* begin *

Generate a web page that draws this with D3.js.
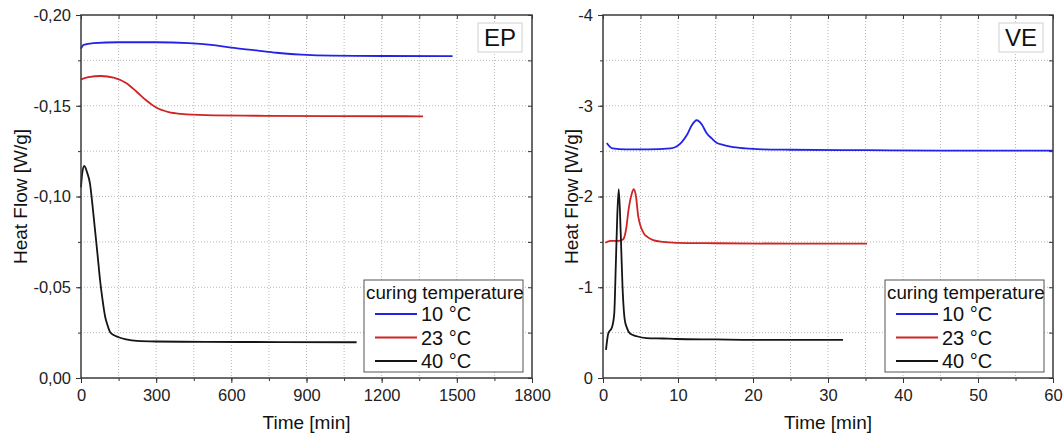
<!DOCTYPE html>
<html lang="en">
    <head>
        <meta charset="utf-8">
        <title>Heat Flow</title>
        <script src="https://d3js.org/d3.v7.min.js"></script>
        <style type="text/css">
            body { margin: 0; background: #fff; }
            svg { font-family: "Liberation Sans", Arial, sans-serif; }
        </style>
    </head>
    <body>
        <script type="text/javascript">

            const w = 1063;
            const h = 437;

            // EP panel (time in min, heat flow in W/g)
            const epTime10 = [0, 10, 50, 150, 300, 430, 520, 600, 700, 780, 880, 1000, 1200, 1483];
            const epFlow10 = [-0.1815, -0.1835, -0.1845, -0.185, -0.185, -0.1845, -0.1835, -0.182, -0.1805, -0.1792, -0.1782, -0.1776, -0.1774, -0.1773];
            const epTime23 = [0, 30, 80, 130, 180, 220, 260, 300, 350, 400, 500, 700, 1000, 1365];
            const epFlow23 = [-0.1645, -0.1658, -0.1664, -0.1655, -0.1625, -0.158, -0.153, -0.149, -0.1465, -0.1455, -0.1448, -0.1445, -0.1443, -0.1442];
            const epTime40 = [0, 5, 13, 25, 36, 46, 56, 66, 76, 86, 96, 106, 116, 130, 148, 180, 223, 300, 500, 800, 1100];
            const epFlow40 = [-0.105, -0.113, -0.1168, -0.113, -0.107, -0.095, -0.0815, -0.068, -0.054, -0.043, -0.034, -0.029, -0.0253, -0.0237, -0.0226, -0.0213, -0.0204, -0.0201, -0.0199, -0.0198, -0.0197];

            // VE panel
            const veTime10 = [0.5, 0.9, 1.3, 3, 6, 9, 9.8, 10.5, 11.2, 11.8, 12.5, 13.2, 13.8, 14.5, 15.2, 16, 17, 19, 21.3, 25, 35, 45, 60];
            const veFlow10 = [-2.59, -2.55, -2.53, -2.52, -2.52, -2.53, -2.55, -2.6, -2.68, -2.78, -2.84, -2.79, -2.7, -2.64, -2.59, -2.57, -2.55, -2.53, -2.52, -2.515, -2.51, -2.505, -2.505];
            const veTime23 = [0.3, 1, 2, 2.7, 3.1, 3.4, 3.8, 4.1, 4.4, 4.7, 5.4, 6, 6.7, 8, 9.8, 15, 25, 35.2];
            const veFlow23 = [-1.49, -1.51, -1.51, -1.53, -1.65, -1.85, -2.02, -2.08, -2.0, -1.78, -1.6, -1.55, -1.52, -1.5, -1.49, -1.485, -1.48, -1.48];
            const veTime40 = [0.4, 0.7, 1.2, 1.5, 1.7, 1.9, 2.1, 2.36, 2.6, 2.9, 3.2, 3.6, 4.5, 5.8, 8, 9.8, 15, 20, 25, 32];
            const veFlow40 = [-0.31, -0.49, -0.56, -0.71, -1.22, -1.78, -2.08, -1.6, -1.01, -0.64, -0.55, -0.49, -0.46, -0.44, -0.435, -0.43, -0.425, -0.42, -0.42, -0.42];

            const seriesNames = ["10 °C", "23 °C", "40 °C"];
            const seriesColors = ["#2323e6", "#d02424", "#151515"];
            const legendTitle = "curing temperature";

            const epXTicks = [0, 300, 600, 900, 1200, 1500, 1800];
            const epYTicks = [-0.20, -0.15, -0.10, -0.05, 0];
            const veXTicks = [0, 10, 20, 30, 40, 50, 60];
            const veYTicks = [-4, -3, -2, -1, 0];

            const svg = d3.select("body")
                          .append("svg")
                          .attr("width", w)
                          .attr("height", h);

            function styleAxis(sel) {
                sel.select(".domain").remove();
                sel.selectAll("line").attr("stroke", "#333");
                sel.selectAll("text")
                   .style("font-family", "'Liberation Sans', Arial, sans-serif")
                   .style("font-size", "16.5px")
                   .attr("fill", "#222");
            }

            function drawPanel(p) {
                const x = d3.scaleLinear().domain(p.xDomain).range([p.left, p.right]);
                const y = d3.scaleLinear().domain(p.yDomain).range([p.bottom, p.top]);
                const g = svg.append("g");

                const xMinor = d3.range(p.xDomain[0], p.xDomain[1] + 1e-9, p.xStep);
                const yMinor = d3.range(0, 9).map(i => p.yDomain[1] * i / 8);

                // dotted grid
                g.selectAll("line.gx").data(xMinor.slice(1, -1)).enter().append("line")
                    .attr("x1", d => x(d)).attr("x2", d => x(d))
                    .attr("y1", p.top).attr("y2", p.bottom)
                    .attr("stroke", "#b8b8b8").attr("stroke-dasharray", "1,2");
                g.selectAll("line.gy").data(yMinor.slice(1, -1)).enter().append("line")
                    .attr("y1", d => y(d)).attr("y2", d => y(d))
                    .attr("x1", p.left).attr("x2", p.right)
                    .attr("stroke", "#b8b8b8").attr("stroke-dasharray", "1,2");

                // curves
                const line = d3.line().x(d => x(d[0])).y(d => y(d[1])).curve(d3.curveMonotoneX);
                p.series.forEach((s, i) => {
                    g.append("path")
                        .datum(d3.zip(s[0], s[1]))
                        .attr("d", line)
                        .attr("fill", "none")
                        .attr("stroke", seriesColors[i])
                        .attr("stroke-width", 1.8);
                });

                // axes: bottom/left out, top/right in
                g.append("g")
                    .attr("transform", "translate(0," + p.bottom + ")")
                    .call(d3.axisBottom(x).tickValues(p.xTicks).tickSize(5).tickPadding(6).tickFormat(d3.format("d")))
                    .call(styleAxis);
                g.append("g")
                    .attr("transform", "translate(0," + p.bottom + ")")
                    .call(d3.axisBottom(x).tickValues(xMinor).tickSize(3).tickFormat(""))
                    .call(styleAxis);
                g.append("g")
                    .attr("transform", "translate(0," + p.top + ")")
                    .call(d3.axisTop(x).tickValues(xMinor).tickSize(-4).tickFormat(""))
                    .call(styleAxis);
                g.append("g")
                    .attr("transform", "translate(" + p.left + ",0)")
                    .call(d3.axisLeft(y).tickValues(p.yTicks).tickSize(5).tickPadding(5).tickFormat(p.yFormat))
                    .call(styleAxis);
                g.append("g")
                    .attr("transform", "translate(" + p.left + ",0)")
                    .call(d3.axisLeft(y).tickValues(yMinor).tickSize(3).tickFormat(""))
                    .call(styleAxis);
                g.append("g")
                    .attr("transform", "translate(" + p.right + ",0)")
                    .call(d3.axisRight(y).tickValues(yMinor).tickSize(-4).tickFormat(""))
                    .call(styleAxis);

                g.append("rect")
                    .attr("x", p.left).attr("y", p.top)
                    .attr("width", p.right - p.left).attr("height", p.bottom - p.top)
                    .attr("fill", "none").attr("stroke", "#3a3a3a").attr("stroke-width", 1.5);

                // titles
                g.append("text")
                    .attr("x", (p.left + p.right) / 2).attr("y", 429)
                    .attr("text-anchor", "middle").style("font-size", "19px").attr("fill", "#111")
                    .text("Time [min]");
                g.append("text")
                    .attr("transform", "translate(" + p.yTitleX + "," + ((p.top + p.bottom) / 2) + ") rotate(-90)")
                    .attr("text-anchor", "middle").style("font-size", "19px").attr("fill", "#111")
                    .text("Heat Flow [W/g]");

                // panel label
                g.append("rect")
                    .attr("x", p.right - 54).attr("y", 23).attr("width", 44).attr("height", 29)
                    .attr("fill", "#fff").attr("stroke", "#d0d0d0");
                g.append("text")
                    .attr("x", p.right - 32).attr("y", 46)
                    .attr("text-anchor", "middle").style("font-size", "24px").attr("fill", "#111")
                    .text(p.label);

                // legend
                const lx = p.right - 168, ly = 280;
                g.append("rect")
                    .attr("x", lx).attr("y", ly).attr("width", 159).attr("height", 92)
                    .attr("fill", "#fff").attr("stroke", "#555").attr("stroke-width", 1);
                g.append("text")
                    .attr("x", lx + 2).attr("y", ly + 19)
                    .style("font-size", "18.8px").attr("fill", "#111")
                    .text(legendTitle);
                const items = g.selectAll("g.legend").data(seriesNames).enter().append("g")
                    .attr("transform", (d, i) => "translate(" + lx + "," + (ly + 34 + i * 23.5) + ")");
                items.append("line")
                    .attr("x1", 11).attr("x2", 53).attr("y1", 0).attr("y2", 0)
                    .attr("stroke", (d, i) => seriesColors[i]).attr("stroke-width", 1.8);
                items.append("text")
                    .attr("x", 57).attr("y", 7)
                    .style("font-size", "20px").attr("fill", "#111")
                    .text(d => d);
            }

            drawPanel({
                left: 81, right: 532, top: 15, bottom: 378,
                xDomain: [0, 1800], yDomain: [0, -0.20], xStep: 150,
                xTicks: epXTicks, yTicks: epYTicks,
                yFormat: d => d3.format(".2f")(d).replace("−", "-").replace(".", ","),
                yTitleX: 27, label: "EP",
                series: [[epTime10, epFlow10], [epTime23, epFlow23], [epTime40, epFlow40]]
            });

            drawPanel({
                left: 603, right: 1053, top: 15, bottom: 378,
                xDomain: [0, 60], yDomain: [0, -4], xStep: 5,
                xTicks: veXTicks, yTicks: veYTicks,
                yFormat: d => String(d),
                yTitleX: 578, label: "VE",
                series: [[veTime10, veFlow10], [veTime23, veFlow23], [veTime40, veFlow40]]
            });

        </script>
    </body>
</html>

* end *

Up to and including the line with "const h = 437;", copy the data above from its first line. Skip pictures.

* **REPLY**:
Generate a web page that draws this with D3.js.
<!DOCTYPE html>
<html lang="en">
    <head>
        <meta charset="utf-8">
        <title>Heat Flow</title>
        <script src="https://d3js.org/d3.v7.min.js"></script>
        <style type="text/css">
            body { margin: 0; background: #fff; }
            svg { font-family: "Liberation Sans", Arial, sans-serif; }
        </style>
    </head>
    <body>
        <script type="text/javascript">

            const w = 1063;
            const h = 437;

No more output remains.